An hour after I kicked them out I get a knock on my door. It's Jenny. She wanted to "apologize" for her behavior earlier and to make it up to me. Within thirty seconds of me answering the door she was on her knees giving me the nastiest blowjob I had ever received. When we finished up she gave me a smile and a wink and said she'd like to get together again soon. The whole encounter lasted no more than 20 minutes.

After showing her out, I slumped onto the couch. A rush of conflicting thoughts filled my head. I had guilt, I didn't know her fiance but I had heard he was a good guy. I cared about things like that. I had confusion, what the fuck had just happened? In those days I hadn't yet realized that many women get off on being treated poorly, especially the damaged ones. By ignoring her and then being a dick I had set off the tingles. The overriding thought though, which would be my downfall, is that I had to get another taste.
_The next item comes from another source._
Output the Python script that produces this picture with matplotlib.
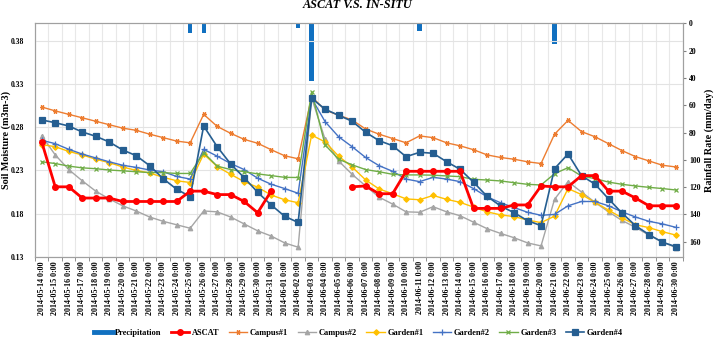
import numpy as np
import pandas as pd
import matplotlib
matplotlib.use('Agg')
import matplotlib.pyplot as plt
from matplotlib.lines import Line2D
from matplotlib.ticker import FixedLocator

plt.rcParams['font.family'] = ['Liberation Serif', 'DejaVu Serif']
plt.rcParams['font.weight'] = 'bold'

# ---------------- data ----------------
dates = pd.date_range('2014-05-14', '2014-06-30', freq='D')
date_labels = [f"{d:%Y-%m-%d} 0:00" for d in dates]

nan = np.nan
precipitation = [0, 0, 0, 0, 0, 0, 0, 0, 0, 0, 0, 7.0, 7.3, 0, 0, 0, 0, 0, 0, 3.7,
                 42.3, 0, 0, 0, 0, 0, 0, 0, 5.6, 0, 0, 0, 0, 0, 0, 0, 0, 0,
                 15.2, 0, 0, 0, 0, 0, 0, 0, 0, 0]

ascat = [0.263, 0.211, 0.211, 0.198, 0.198, 0.198, 0.194, 0.194, 0.194, 0.194,
         0.194, 0.206, 0.206, 0.202, 0.202, 0.194, 0.181, 0.206, nan, nan,
         nan, nan, nan, 0.211, 0.212, 0.203, 0.203, 0.229, 0.229, 0.229,
         0.229, 0.229, 0.186, 0.186, 0.186, 0.190, 0.190, 0.212, 0.211, 0.211,
         0.224, 0.224, 0.206, 0.206, 0.198, 0.189, 0.189, 0.189]

campus1 = [0.3035, 0.299, 0.295, 0.291, 0.287, 0.283, 0.279, 0.2765, 0.272, 0.268,
           0.264, 0.262, 0.295, 0.281, 0.273, 0.266, 0.2615, 0.254, 0.247, 0.2435,
           0.3155, 0.300, 0.294, 0.2885, 0.278, 0.272, 0.267, 0.262, 0.270, 0.268,
           0.262, 0.2585, 0.254, 0.248, 0.245, 0.243, 0.240, 0.238,
           0.272, 0.288, 0.275, 0.269, 0.261, 0.253, 0.246, 0.241, 0.236, 0.234]

campus2 = [0.270, 0.248, 0.231, 0.218, 0.206, 0.197, 0.189, 0.183, 0.176, 0.171,
           0.167, 0.163, 0.183, 0.182, 0.176, 0.168, 0.160, 0.154, 0.146, 0.141,
           0.314, 0.266, 0.241, 0.2255, 0.212, 0.199, 0.191, 0.182, 0.1815, 0.188,
           0.182, 0.1775, 0.170, 0.1625, 0.157, 0.152, 0.146, 0.1425,
           0.1965, 0.217, 0.205, 0.193, 0.182, 0.172, 0.164, 0.155, 0.147, 0.1405]

garden1 = [0.260, 0.2575, 0.252, 0.248, 0.243, 0.239, 0.234, 0.230, 0.227, 0.222,
           0.218, 0.216, 0.249, 0.2345, 0.2255, 0.217, 0.2105, 0.2015, 0.196, 0.1925,
           0.271, 0.263, 0.2465, 0.234, 0.219, 0.2085, 0.203, 0.197, 0.196, 0.201,
           0.1965, 0.193, 0.1875, 0.182, 0.1785, 0.1765, 0.1725, 0.1695,
           0.177, 0.209, 0.202, 0.193, 0.184, 0.175, 0.167, 0.1637, 0.159, 0.155]

garden2 = [0.265, 0.261, 0.2545, 0.249, 0.2445, 0.240, 0.236, 0.2335, 0.2305, 0.2285,
           0.223, 0.220, 0.2545, 0.2465, 0.238, 0.231, 0.221, 0.214, 0.209, 0.2035,
           0.3136, 0.2865, 0.269, 0.2575, 0.245, 0.2355, 0.229, 0.220, 0.217, 0.222,
           0.220, 0.217, 0.209, 0.1995, 0.1925, 0.187, 0.1815, 0.178,
           0.179, 0.189, 0.194, 0.194, 0.189, 0.182, 0.176, 0.171, 0.168, 0.164]

garden3 = [0.240, 0.238, 0.235, 0.233, 0.232, 0.2305, 0.2295, 0.2285, 0.2275, 0.2275,
           0.2265, 0.2265, 0.2505, 0.235, 0.231, 0.2285, 0.226, 0.224, 0.222, 0.2218,
           0.321, 0.2595, 0.243, 0.2365, 0.231, 0.2285, 0.2255, 0.2248, 0.2248, 0.2245,
           0.2236, 0.2228, 0.2197, 0.2189, 0.2178, 0.2158, 0.2139, 0.2131,
           0.2262, 0.2332, 0.2235, 0.2205, 0.2165, 0.2139, 0.212, 0.2104, 0.209, 0.2073]

garden4 = [0.2885, 0.2853, 0.2815, 0.2746, 0.2696, 0.263, 0.2537, 0.2471, 0.2355, 0.2204,
           0.2082, 0.1996, 0.2815, 0.2575, 0.2375, 0.2216, 0.2047, 0.190, 0.1769, 0.1697,
           0.3136, 0.3009, 0.2939, 0.287, 0.2742, 0.2645, 0.2587, 0.2459, 0.251, 0.2499,
           0.2401, 0.2313, 0.2163, 0.200, 0.1888, 0.181, 0.1718, 0.166,
           0.232, 0.2491, 0.2239, 0.2141, 0.1971, 0.1806, 0.166, 0.1556, 0.1468, 0.1416]

left_ticks = [0.13, 0.18, 0.23, 0.28, 0.33, 0.38]
right_ticks = [0, 20, 40, 60, 80, 100, 120, 140, 160]

# ---------------- figure ----------------
fig = plt.figure(figsize=(7.17, 3.38), dpi=100)
ax = fig.add_axes([0.0488, 0.2405, 0.9034, 0.6905])
ax2 = ax.twinx()
ax.set_zorder(ax2.get_zorder() + 1)
ax.patch.set_visible(False)

x = np.arange(len(dates))

prec_color = '#1170C0'
ax2.bar(x, precipitation, width=0.32, color=prec_color, zorder=2)
ax2.set_ylim(171, 0)
ax2.yaxis.set_major_locator(FixedLocator(right_ticks))
ax2.tick_params(axis='y', labelsize=5.5, length=2.5, pad=2, color='#808080')
ax2.set_ylabel('Rainfall Rate (mm/day)', fontsize=7.3, fontweight='bold', labelpad=3)

series = [
    ('Campus#1', campus1, '#ED7D31', (6, 2, 90), 3.5, 1.0),
    ('Campus#2', campus2, '#A5A5A5', '^', 3.2, 1.0),
    ('Garden#1', garden1, '#FFC000', 'D', 2.8, 1.0),
    ('Garden#2', garden2, '#4472C4', '+', 4.0, 1.0),
    ('Garden#3', garden3, '#70AD47', 'x', 3.2, 1.0),
    ('Garden#4', garden4, '#255E91', 's', 4.0, 1.2),
]
handles = {}
for name, vals, col, mk, ms, lw in series:
    h, = ax.plot(x, vals, color=col, marker=mk, markersize=ms, lw=lw,
                 markeredgecolor=col, markerfacecolor=col, markeredgewidth=0.9,
                 zorder=3, label=name)
    handles[name] = h
h_ascat, = ax.plot(x, ascat, color='#FF0000', marker='o', markersize=4, lw=2.0,
                   zorder=4, label='ASCAT')

ax.set_xlim(-0.5, len(dates) - 0.5)
ax.set_ylim(0.13, 0.4005)
ax.yaxis.set_major_locator(FixedLocator(left_ticks))
ax.set_yticklabels([f"{v:.2f}" for v in left_ticks])
ax.tick_params(axis='y', labelsize=5.5, length=0, pad=8)
ax.set_ylabel('Soil Moisture (m3m-3)', fontsize=7.3, fontweight='bold')
ax.yaxis.set_label_coords(-0.037, 0.5)

ax.set_xticks(x)
ax.set_xticklabels(date_labels, rotation=90, fontsize=5.8)
ax.tick_params(axis='x', which='major', length=0, pad=3)
ax.set_xticks(np.arange(-0.5, len(dates), 1.0), minor=True)
ax.tick_params(axis='x', which='minor', length=3, color='#808080')

ax.grid(True, axis='y', which='major', color='#E3E3E3', lw=0.8, zorder=0)
ax.grid(True, axis='x', which='minor', color='#E8E8E8', lw=0.8, zorder=0)

for a in (ax, ax2):
    for s in a.spines.values():
        s.set_color('#A0A0A0')
        s.set_linewidth(0.8)

fig.text(0.4986, 0.976, 'ASCAT V.S. IN-SITU', ha='center', va='baseline',
         fontsize=8.8, fontweight='bold', style='italic')

leg_handles = [Line2D([], [], color=prec_color, lw=3.5), h_ascat] + [handles[n] for n in
               ['Campus#1', 'Campus#2', 'Garden#1', 'Garden#2', 'Garden#3', 'Garden#4']]
leg_labels = ['Precipitation', 'ASCAT', 'Campus#1', 'Campus#2', 'Garden#1',
              'Garden#2', 'Garden#3', 'Garden#4']
fig.legend(leg_handles, leg_labels, loc='center', bbox_to_anchor=(0.5, 0.016),
           ncol=8, frameon=False, fontsize=6, handlelength=2.2,
           columnspacing=1.15, handletextpad=0.3)

fig.savefig('out.png', dpi=100)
I wasn't a virgin at the time, I had a few girlfriends in high school/college and a couple of random hookups. I thought I had a good grasp on sex and what it entailed. That first time with Jenny woke up something primal in me. She just oozed sexuality in a way that made me want to be an animal. Her sex had power, and she was very aware of this power.
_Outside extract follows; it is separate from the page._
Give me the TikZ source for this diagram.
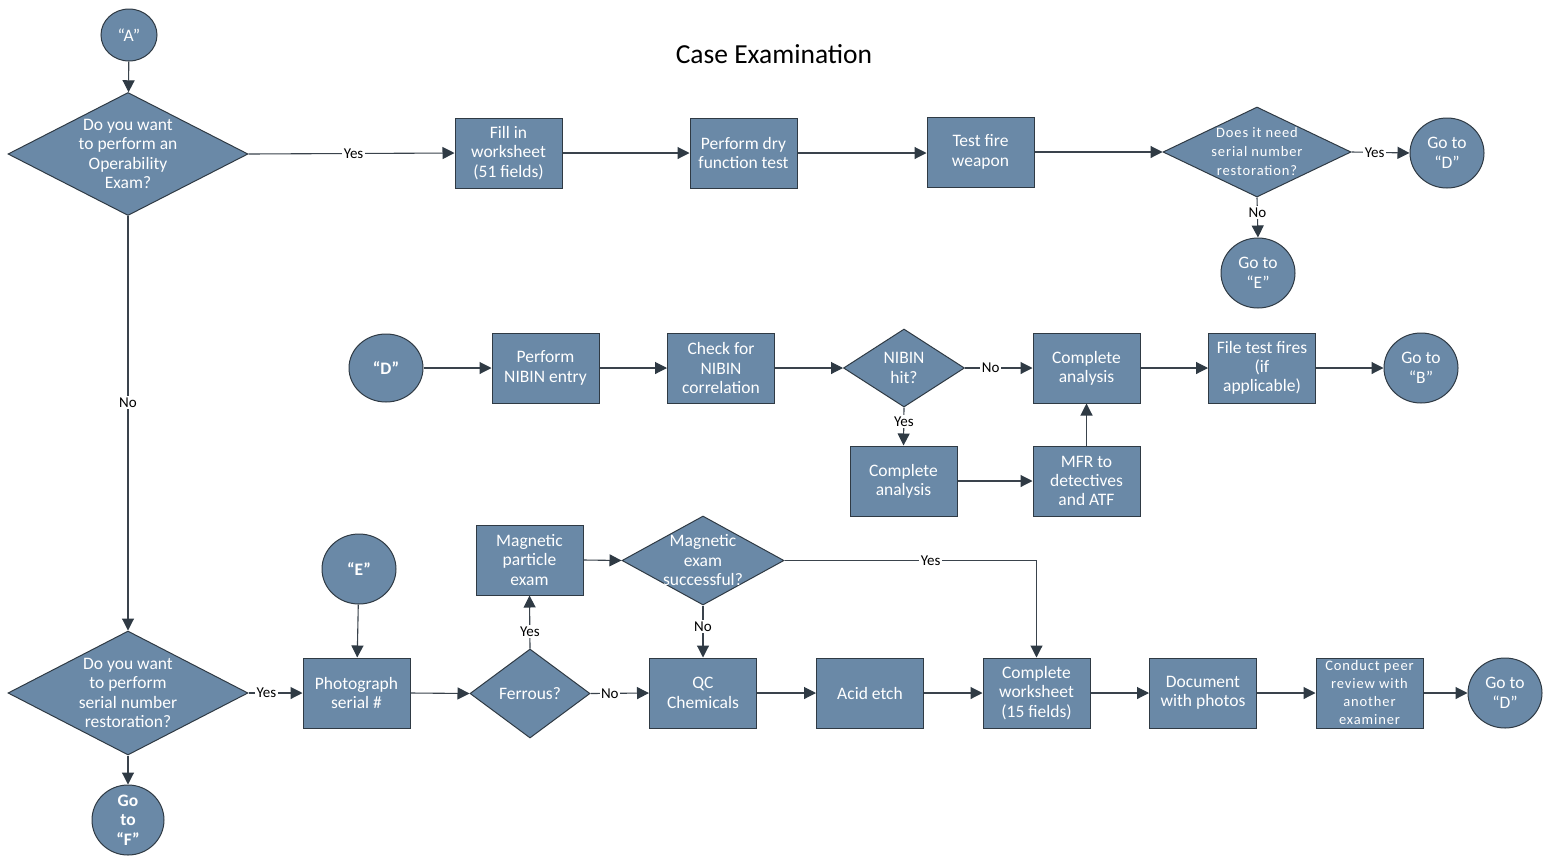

Over then next two months we fucked every chance we got. There were red flags EVERYWHERE. The first being the glaringly obvious fact that she was cheating on her fiance with zero visible remorse. She seriously didn't even pretend to feel bad. The second was her bottomless need for attention, especially male attention. She had to be wanted by every man in the room. It was so obvious that even in my haze I could see her flirting with other men. I learned a little later on that she had never met her dad and had a history of cutting herself.

I know what many of you are thinking, a cheating attention whore with daddy issues is almost a walking cliche of the crazy girl. The thing is, I knew that this was a bad situation. That instinctual part of the brain that warns you of danger was sounding red alert. I was hooked, however, on the sex. Not just the sex even, when Jenny wanted to she could be the sweetest person you've ever met. I was lulled by this facade. I made excuses for her behavior, maybe she had cheated on her fiance because he didn't treat her well. I told myself that what the two of us had was real, she wouldn't do to me what she did to him.

Three months after our first encounter, Jenny left her fiance for me. She had lived with him and now needed somewhere to stay. It just so happened that my roommate was moving out around that time so I decided to move her in. I was elated, I had what was essentially a porn star that seemed to worship the ground I walked on. That little voice in the back of my mind was still there though, warning me of the impending hell.